Mr Bashe issued the directives on Thursday, September 19, 2024, in Madaba District, during his ongoing tour of the Ruvuma Region.

After inspecting the district’s maize trading station, Mr Bashe said the government is committed to revolutionising the county’s agriculture through increased use of agromechanics.

However, he said the government’s efforts have been deterred by private dealers overcharging farmers when leasing tractors, escalating production costs.

“In Peramiho, farmers pay up to Sh120,000 per acre for leasing a tractor. Likewise, in Madaba, a tractor is leased at a cost ranging between Sh80,000 and Sh120,000, respectively, which is extremely high,” he told farmers during a rally.

“These charges have been excessively increasing farmers’ operational costs, leading to their failure to record meaningful and impactful benefits from investments and dedications they are making to the sector,” he added.

He said the registration of mechanisation players will enable the ministry to closely monitor and protect the interests of farmers and, most importantly, include them among people who are liable for taxation.

“Therefore, everybody who participates in the activity will be registered and pay withholding tax because they are doing business,” he told the gathered farmers.

Mr Bashe said the government plans to procure 10,000 tractors by 2030 that will be allocated to different mechanisation centres where farmers will access services at subsidised prices.

“The district’s mechanisation centre will be built at Ngadinda Village. Once it commences operations, the cost of leasing a tractor will go down to Sh40,000 per acre,” he said.

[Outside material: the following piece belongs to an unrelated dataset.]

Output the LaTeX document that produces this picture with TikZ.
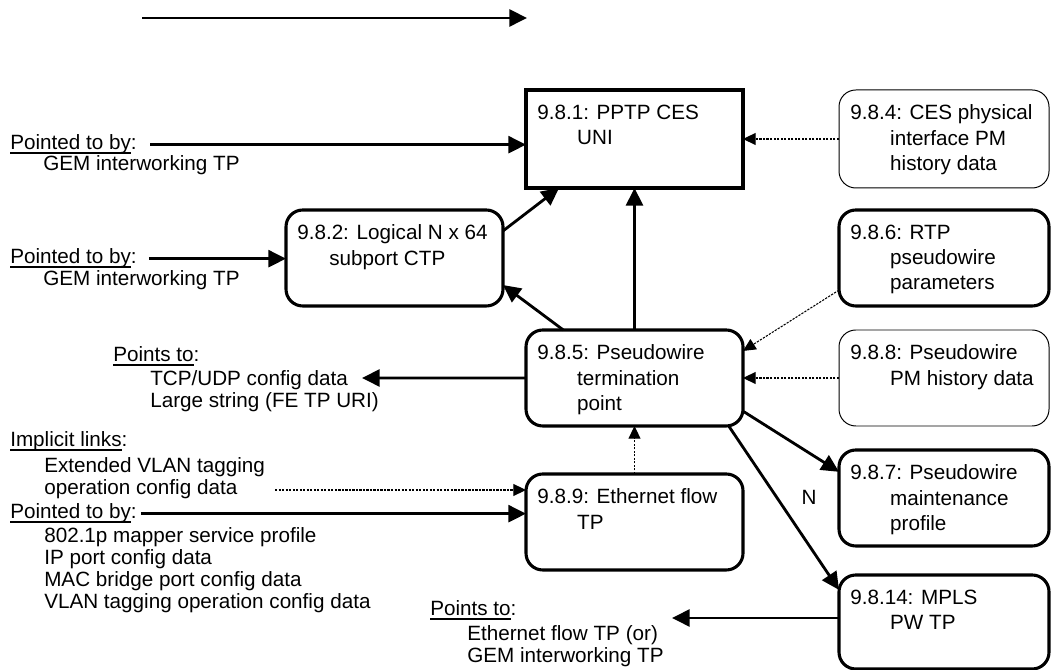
\documentclass[tikz,border=0pt]{standalone}
\usepackage{fontspec}
\setmainfont{Liberation Sans}
\usepackage{tikz}
\usetikzlibrary{arrows.meta,calc}

\newcommand{\ind}{\hspace*{1.93em}}
\newcommand{\hd}[1]{\setbox0\hbox{#1}\rlap{\rule[-0.17em]{\wd0}{0.07em}}\box0}

\begin{document}
\begin{tikzpicture}[font=\fontsize{14.7}{18.1}\selectfont,
		blk/.style={draw, line width=2.2pt, rounded corners=0.42cm, outer sep=0pt, inner sep=0pt, anchor=north west, minimum height=2.4cm},
		sqblk/.style={blk, sharp corners},
		thinblk/.style={blk, line width=0.7pt},
		btxt/.style={anchor=north west, align=left, inner xsep=0.275cm, inner ysep=0.36cm},
		ltxt/.style={anchor=north west, align=left, inner sep=0pt, font=\fontsize{14.7}{15.8}\selectfont},
		lhead/.style={anchor=base west, inner sep=0pt},
		link/.style={line width=2pt, -{Triangle[length=12.5pt,width=12pt]}},
		dlink/.style={line width=0.75pt, dash pattern=on 1.6pt off 0.9pt, -{Triangle[length=9pt,width=8.5pt]}}]
		\def\cw{5.425cm}\def\rw{5.25cm}
		\useasboundingbox (0,0) rectangle (26.275,16.75);
		% ---- direction arrow ----
		\coordinate (dira) at (3.55,16.3);
		\coordinate (dirb) at (13.175,16.3);
		\draw[link] (dira) -- (dirb);
		% ---- boxes ----
		\node[sqblk, minimum width=\cw, minimum height=2.45cm] (ppt) at (13.15,14.5) {};
		\node[thinblk, minimum width=\rw, minimum height=2.45cm] (ces) at (20.975,14.5) {};
		\node[blk, minimum width=\cw] (lgc) at (7.15,11.5) {};
		\node[blk, minimum width=\rw] (rtp) at (20.975,11.5) {};
		\node[blk, minimum width=\cw] (pw) at (13.15,8.5) {};
		\node[thinblk, minimum width=\rw] (pmh) at (20.975,8.5) {};
		\node[blk, minimum width=\rw] (mnt) at (20.975,5.5) {};
		\node[blk, minimum width=\cw] (eth) at (13.15,4.9) {};
		\node[blk, minimum width=\rw, minimum height=2.35cm] (mpl) at (20.975,2.375) {};
		% ---- box texts ----
		\node[btxt] (ppt-t) at (ppt.north west) {9.8.1: PPTP CES\\\ind UNI};
		\node[btxt] (ces-t) at (ces.north west) {9.8.4: CES physical\\\ind interface PM\\\ind history data};
		\node[btxt] (lgc-t) at (lgc.north west) {9.8.2: Logical N x 64\\\hspace*{1.55em}subport CTP};
		\node[btxt] (rtp-t) at (rtp.north west) {9.8.6: RTP\\\ind pseudowire\\\ind parameters};
		\node[btxt] (pw-t) at (pw.north west) {9.8.5: Pseudowire\\\ind termination\\\ind point};
		\node[btxt] (pmh-t) at (pmh.north west) {9.8.8: Pseudowire\\\ind PM history data};
		\node[btxt] (mnt-t) at (mnt.north west) {9.8.7: Pseudowire\\\ind maintenance\\\ind profile};
		\node[btxt] (eth-t) at (eth.north west) {9.8.9: Ethernet flow\\\ind TP};
		\node[btxt] (mpl-t) at (mpl.north west) {9.8.14: MPLS\\\ind PW TP};
		% ---- texts on the left ----
		\node[lhead] (h1) at (0.25,13.0) {\hd{Pointed to by}:};
		\node[ltxt] (l1) at (1.075,12.875) {GEM interworking TP};
		\node[lhead] (h2) at (0.25,10.15) {\hd{Pointed to by}:};
		\node[ltxt] (l2) at (1.075,10.0) {GEM interworking TP};
		\node[lhead] (h3) at (2.825,7.7) {\hd{Points to}:};
		\node[ltxt] (l3) at (3.75,7.5) {TCP/UDP config data\\Large string (FE TP URI)};
		\node[lhead] (h4) at (0.25,5.575) {\hd{Implicit links}:};
		\node[ltxt] (l4) at (1.1,5.325) {Extended VLAN tagging\\operation config data};
		\node[lhead] (h5) at (0.25,3.775) {\hd{Pointed to by}:};
		\node[ltxt] (l5) at (1.1,3.575) {802.1p mapper service profile\\IP port config data\\MAC bridge port config data\\VLAN tagging operation config data};
		\node[lhead] (h6) at (10.75,1.35) {\hd{Points to}:};
		\node[ltxt] (l6) at (11.675,1.125) {Ethernet flow TP (or)\\GEM interworking TP};
		\node (nmk) at (20.225,4.325) {N};
		% ---- links ----
		\coordinate (pt1) at (9.05,7.3);
		\coordinate (pt2) at (16.8,1.3);
		\coordinate (ilk) at (6.875,4.5);
		\draw[link] ([xshift=0.33cm]h1.east) -- (h1.east -| ppt.west);
		\draw[link] ([xshift=0.3cm]h2.east) -- (h2.east -| lgc.west);
		\draw[link] ([xshift=0.1cm]h5.east) -- (h5.east -| eth.west);
		\draw[link] (lgc.14.5) -- (ppt.213);
		\draw[link] (pw.north) -- (ppt.south);
		\draw[link] (pw.146) -- (lgc.-14);
		\draw[link] (pw.west) -- (pt1);
		\draw[link] (pw.-17.9) -- (mnt.166.6);
		\draw[link] (pw.-27.4) -- (mpl.163);
		\draw[link] (pt2 -| mpl.west) -- (pt2);
		\draw[dlink] (ces.west) -- (ppt.east);
		\draw[dlink] (rtp.197.9) -- (pw.14.5);
		\draw[dlink] (pmh.west) -- (pw.east);
		\draw[dlink] (eth.north) -- (pw.south);
		\draw[dlink] (ilk) -- (ilk -| eth.west);
	\end{tikzpicture}
\end{document}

The minister said a survey has informed the ministry that dealers get profits when they charge between Sh35,000 and Sh40,000 per acre.

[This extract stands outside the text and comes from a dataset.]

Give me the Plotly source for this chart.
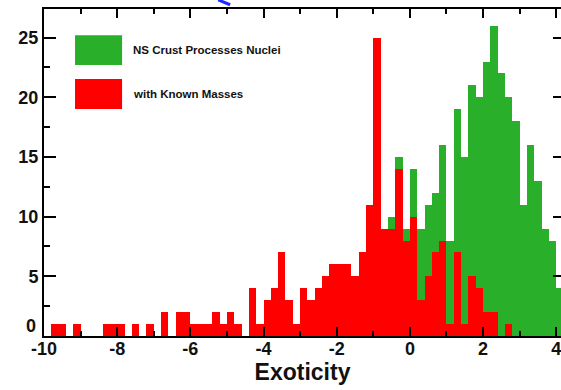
import plotly.graph_objects as go

# Histogram bins (bin width 0.2 in exoticity, first bin starts at -10)
bin_start = -10.0
bin_width = 0.2

# Counts: all NS crust process nuclei (green)
crust_counts = [
    0, 1, 1, 0, 1, 0, 0, 0, 1, 1,
    1, 0, 1, 0, 1, 0, 2, 0, 2, 2,
    1, 1, 1, 2, 1, 2, 1, 0, 4, 1,
    3, 4, 7, 3, 1, 4, 3, 4, 5, 6,
    6, 6, 5, 7, 11, 25, 9, 10, 15, 9,
    14, 9, 11, 12, 16, 8, 19, 15, 21, 20,
    23, 26, 22, 20, 18, 11, 16, 13, 9, 8,
    4,
]

# Counts: nuclei with known masses (red)
known_counts = [
    0, 1, 1, 0, 1, 0, 0, 0, 1, 1,
    1, 0, 1, 0, 1, 0, 2, 0, 2, 2,
    1, 1, 1, 2, 1, 2, 1, 0, 4, 1,
    3, 4, 7, 3, 1, 4, 3, 4, 5, 6,
    6, 6, 5, 7, 11, 25, 9, 9, 14, 8,
    10, 3, 5, 7, 8, 1, 7, 1, 5, 4,
    2, 2, 0, 1, 0, 0, 0, 0, 0, 0,
    0,
]

x_tick_vals = [-10, -8, -6, -4, -2, 0, 2, 4]
x_tick_text = ["-10", "-8", "-6", "-4", "-2", "0", "2", "4"]
y_tick_vals = [0, 5, 10, 15, 20, 25]
y_tick_text = ["", "5", "10", "15", "20", "25"]   # "0" placed separately (raised, as in source)

series_names = ["NS Crust Processes Nuclei", "with Known Masses"]

bin_centers = [round(bin_start + bin_width * (i + 0.5), 2) for i in range(len(crust_counts))]

GREEN = "#2aaf2a"
RED = "#ff0000"
FONT = "Liberation Sans, Arial, Helvetica, sans-serif"
TICKFONT = dict(family=FONT, size=18, color="#111", weight="bold")

fig = go.Figure()
fig.add_trace(go.Bar(x=bin_centers, y=crust_counts, name=series_names[0],
                     marker=dict(color=GREEN, line=dict(width=0)), width=bin_width))
fig.add_trace(go.Bar(x=bin_centers, y=known_counts, name=series_names[1],
                     marker=dict(color=RED, line=dict(width=0)), width=bin_width))
# empty helper trace so the right-hand tick axis is drawn
fig.add_trace(go.Scatter(x=[None], y=[None], yaxis="y2", showlegend=False, hoverinfo="skip"))

fig.update_layout(
    xaxis=dict(
        range=[-10, 4.13], tickvals=x_tick_vals, ticktext=x_tick_text, ticklen=9,
        showline=True, linecolor="black", linewidth=2, mirror="ticks",
        ticks="inside", tickcolor="black", tickwidth=2,
        showgrid=False, zeroline=False, tickfont=TICKFONT, ticklabelstandoff=-5,
        ticklabeloverflow="allow",
        minor=dict(dtick=1, tick0=0, ticklen=5, tickwidth=2, tickcolor="black", ticks="inside"),
        title=dict(text="Exoticity", font=dict(family=FONT, size=23, color="#111", weight="bold"),
                   standoff=2),
    ),
    yaxis=dict(
        range=[0, 27.4], tickvals=y_tick_vals, ticktext=y_tick_text, ticklen=12,
        showline=True, linecolor="black", linewidth=2, mirror=False,
        ticks="inside", tickcolor="black", tickwidth=2,
        showgrid=False, zeroline=False, tickfont=TICKFONT,
        minor=dict(dtick=2.5, tick0=0, ticklen=6, tickwidth=2, tickcolor="black", ticks="inside"),
    ),
    yaxis2=dict(
        range=[0, 27.4], overlaying="y", side="right", tickvals=y_tick_vals,
        showticklabels=False, showline=False, ticks="inside", ticklen=8,
        tickcolor="black", tickwidth=2, showgrid=False, zeroline=False,
    ),
)

# y-axis "0" label (raised slightly above its tick as in the source)
fig.add_annotation(xref="paper", yref="paper", x=-0.012, y=0.03, text="0", showarrow=False,
                   xanchor="right", yanchor="middle", font=TICKFONT)

# Legend drawn as boxes + labels
legend_boxes = [(0.060, 0.151, 0.829, 0.920, GREEN), (0.060, 0.151, 0.694, 0.786, RED)]
legend_text_y = [0.874, 0.739]
for (x0, x1, y0, y1, col), ty, name in zip(legend_boxes, legend_text_y, series_names):
    fig.add_shape(type="rect", xref="paper", yref="paper", x0=x0, x1=x1, y0=y0, y1=y1,
                  fillcolor=col, line=dict(width=0), layer="above")
    fig.add_annotation(xref="paper", yref="paper", x=0.168, y=ty, text=name,
                       showarrow=False, xanchor="left", yanchor="middle",
                       font=dict(family=FONT, size=11.5, color="#111", weight="bold"))

# small blue arrow fragment at top edge (from source image)
fig.add_shape(type="line", xref="paper", yref="paper", x0=0.337, y0=1.028, x1=0.36, y1=1.013,
              line=dict(color="#1a2cff", width=3))

fig.update_layout(
    width=561, height=390,
    margin=dict(l=44, r=0, t=9, b=54),
    barmode="overlay", bargap=0,
    showlegend=False,
    plot_bgcolor="white", paper_bgcolor="white",
)

fig.write_html("out.html", config={"displayModeBar": False},
               post_script="document.body.style.margin='0px';")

Furthermore, he said in the mechanisation centres, farmers will be provided with other services such as extension, soil testing, fertiliser distribution, seed procurement, and irrigation consultancy, among others.

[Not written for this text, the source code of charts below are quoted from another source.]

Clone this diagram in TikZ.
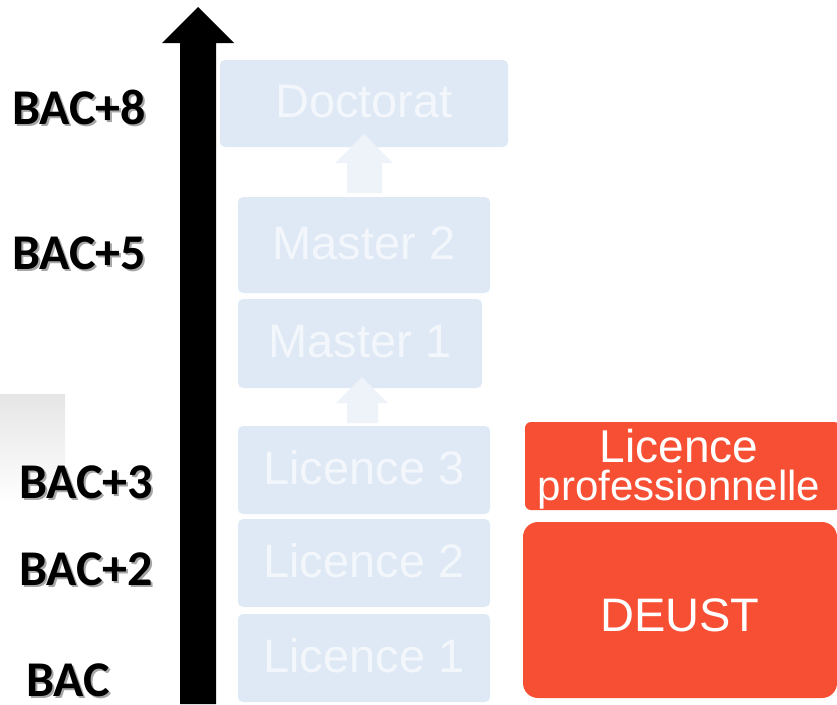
\documentclass[tikz,border=0pt]{standalone}
\usepackage{fontspec}
\setmainfont{Liberation Sans}
\newfontfamily\bacfont{Carlito}
\definecolor{lightbox}{RGB}{222,233,245}
\definecolor{lighttext}{RGB}{243,247,252}
\definecolor{lightarrow}{RGB}{238,243,250}
\definecolor{redbox}{RGB}{247,79,52}
\newcommand{\shadowed}[1]{\rlap{\kern2pt\raisebox{-2pt}{\textcolor{black!35}{#1}}}#1}
\tikzset{
  level/.style={fill=lightbox, rounded corners=5pt, inner sep=0pt, text=lighttext,
    font=\fontsize{47}{56}\selectfont, text height=34pt, text depth=6pt},
  probox/.style={fill=redbox, inner sep=0pt, text=white, font=\fontsize{47}{56}\selectfont},
  protext/.style={inner sep=0pt, text=white, anchor=base},
  bac/.style={font=\bacfont\bfseries\fontsize{50}{56}\selectfont, inner sep=0pt, anchor=base west},
}
\begin{document}
\begin{tikzpicture}[x=1pt,y=-1pt]
  \useasboundingbox (0,0) rectangle (837,704);
  \clip (0,0) rectangle (837,704);
  \shade[top color=black!10, bottom color=white] (0,394) rectangle (65,505);
  % main arrow
  \fill (180,704) -- (180,43) -- (162,43) -- (198,7) -- (234,43) -- (216,43) -- (216,704) -- cycle;
  % levels
  \node[level, minimum width=288pt, minimum height=87pt] (doc) at (364,103.5) {Doctorat};
  \node[level, minimum width=252pt, minimum height=96pt] (m2) at (364,245) {Master 2};
  \node[level, minimum width=244pt, minimum height=89pt] (m1) at (360,343.5) {Master 1};
  \node[level, minimum width=252pt, minimum height=88pt] (l3) at (364,470) {Licence 3};
  \node[level, minimum width=252pt, minimum height=88pt] (l2) at (364,563) {Licence 2};
  \node[level, minimum width=252pt, minimum height=88pt] (l1) at (364,658) {Licence 1};
  \fill[lightarrow] (347,193) -- (347,163) -- (335,163) -- (364,134) -- (393,163) -- (382,163) -- (382,193) -- cycle;
  \fill[lightarrow] (347,423) -- (347,403) -- (336,403) -- (362,377) -- (388,403) -- (378,403) -- (378,423) -- cycle;
  % professional tracks
  \node[probox, rounded corners=6pt, minimum width=315pt, minimum height=88pt] (lp) at (682.5,466) {};
  \node[protext, font=\fontsize{46}{55}\selectfont] (lic) at (679,462) {Licence};
  \node[protext, font=\fontsize{42}{50}\selectfont] (pro) at (679,500) {professionnelle};
  \node[probox, rounded corners=15pt, minimum width=314pt, minimum height=176pt,
    text height=43pt, text depth=0pt] (deust) at (680,610) {DEUST};
  % years
  \node[bac] (bac8) at (12,124) {\shadowed{BAC+8}};
  \node[bac] (bac5) at (12,269) {\shadowed{BAC+5}};
  \node[bac] (bac3) at (19,498) {\shadowed{BAC+3}};
  \node[bac] (bac2) at (19,585) {\shadowed{BAC+2}};
  \node[bac] (bac) at (26,696) {\shadowed{BAC}};
\end{tikzpicture}
\end{document}
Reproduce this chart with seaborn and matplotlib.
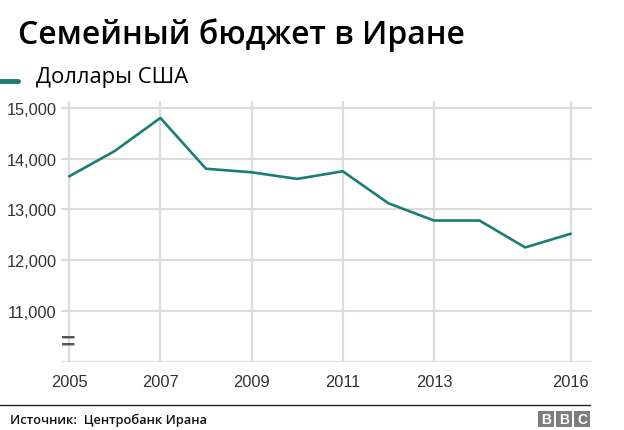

According to him, subsidised agriculture mechanics services were a continuation of the government’s efforts to lower production costs incurred by farmers.

“President Samia Suluhu Hassan’s administration started by approving the provision of subsidised fertilisers. The government’s decision is now extended to crop seeds starting with maize seeds that will be distributed on subsidy starting this season,” he said.

“The introduction of agriculture mechanisation subsidies will further reduce costs incurred by farmers. All these subsidies will continue in the next two years until when farmers’ capacity to actively compete in the market has been fully built,” added Mr Bashe.

A farmer and resident of Mahanje Village, Ms Theresia Luambano, commended the government decision to register private players of agricultural mechanisation, saying the move would liberate the country’s agriculture.

“The decision will reduce the burden of paying Sh80,000 to Sh120,000 for a tractor per acre. This relief will change farmers’ mindsets and start thinking about expanding their farms,” he said.

Another farmer and a resident of Madaba Village, Mr Cotas Mbilinyi, echoed the sentiments, saying it is high time the players in the area paid tax like individual farmers.

“We need to build an equitable nation where every individual pays tax and supports the country’s economic development instead of just a few. While the majority of poor farmers are taxed, these players have been pocketing and enjoying generated revenue in the raw form,” he said.

For his part, another farmer and resident of Madaba Village, Mr Vitus Mgina, said the government’s plan was commendable.

“Higher production costs have been limiting farmers from expanding their farms. However, with ongoing government initiatives, the majority will start thinking big,” he said.